Brewdog chief savages ‘absurd’ tax regime that hurts UK economy

By Ben Bouckley

- Last updated on GMT

Related tags: Taxation in the united kingdom, Hmrc

Brewdog chief savages ‘absurd’ tax regime that hurts UK economy
The co-founder of Scottish brewery Brewdog has sent an open letter to Her Majesty’s Revenue and Customs (HMRC) complaining that existing tax arrangements have stopped his firm from investing in the UK economy.

Having built a business with a predicted 2010 turnover of £4m, Brewdog co-founder James Watt (pictured) employs 45 staff at premises in Fraserburgh (around 50km north of Aberdeen) that produce artisanal beers such as Tokyo (an 18.2% stout) and pale ale Punk IPA.

But despite stating in the letter that Brewdog has done "reasonably well" ​since it started in April 2007, Watt slammed “absurd administrative rules that give us a massive incentive to look abroad when it comes to both buying equipment and selling our beers”.

Forced to buy Italian kit

When Brewdog bought its bottling line for £110,000 in late 2007, Watt said, it went to an Italian firm because it did not have to pay VAT, although it would have preferred to have bought the machine from a UK supplier.

Buying from the UK would have meant finding an extra £19,250 (given the need to pay VAT at 17.5%), which Brewdog could have reclaimed after three months, but Watt said the firm “simply did not have”​ the money to fund the excess for this period.

Another current issue for Brewdog involves UK domestic beer duty, Watt said, with prompt payment thereof (£9,000 for a single shipment) demanded by HMRC soon after the firm shipped to customers, but 80 days before the latter paid for the beer.

Since importers to countries such as Sweden and France were responsible for duty payments, Watt said "this anomaly gives startups a massive incentive to sell abroad rather than focusing on the domestic market and helping bolster the home economy".

David Andrew Payne, a tax partner based at Baker Tilly's Glasgow office told that he sympathised with startups such as Brewdog, adding that the need to simplify a complex tax system was an issue successive governments struggled with.

HMRC should presume honesty

“James Watt from Brewdog also mentions issues with bank funding, but there’s an equal responsibility upon HMRC to presume that tax claims are genuine,” ​he said, adding that the Revenue currently seems to presume that businesses are out to ‘fiddle’ the system.

Payne mentioned a raft of recent HM Treasury schemes to help small businesses in recent years, such as flat-rate VAT payment schemes, tax holidays for disadvantaged areas (PAYE exemptions), and small company business rate relief.

“The problem is that, while all these schemes are laudable, the perception remains that HMRC are hell-bent on not making things work," ​said Payne. "For instance, once tax credit claims are submitted, sometimes HMRC simply refuses to accept them.”

Payne praised banks for helping small firms during the recession, but said institutions could do more, adding that during recent tendering for a London 2012 Olympic contract, a German firm was preferred to a Scottish business because the former was able to secure an essential funding guarantee from a German bank at shorter notice.

​All of which made things tough for fledgling British businesses such as Brewdog, said Payne: “To reach a turnover of £4m in the current climate they’re doing very well.

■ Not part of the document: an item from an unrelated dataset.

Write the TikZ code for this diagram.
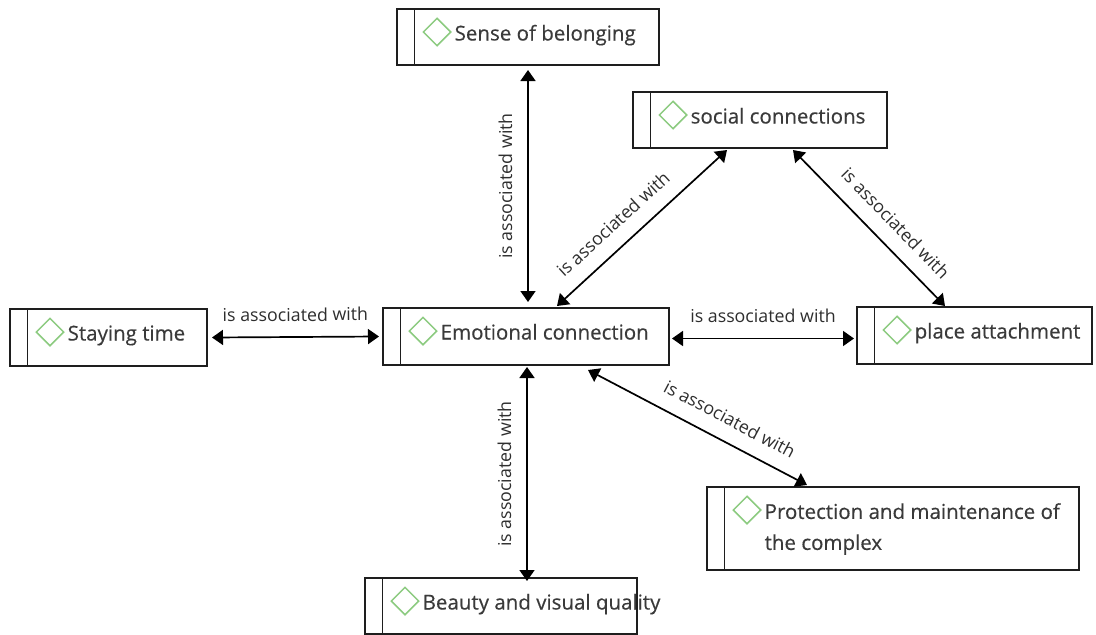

There are fewer startups in Scotland than the rest of the UK, and the UK average lags behind that in certain areas of Europe.”

Banks tighten purse strings

John Heseltine, founder of juice producer Cherrygood agreed that securing finance for food and beverage startups was tough: "I started a firm called Lovejuice in 2002, which I exited in 2007, and securing finance was certainly less of a problem then.​"

Before Cherrygood - which was founded just 14 months ago and turned over £1.4m in its first year of trading - secured a recent £600,000 loan from Clydesdale Bank, Heseltine said the firm had struggled to raise funds from banks.

"Now the banks seem to have more reasons to say 'no' rather than 'yes', they say there is not enough security for a loan, or the business is not big enough. We were told by certain institutions to come back in six months after securing supermarkets orders.

"We did so and went back to them, but they moved the goalposts again. It raises the question of whether the money was there in the first place, or if there was any intention to lend it."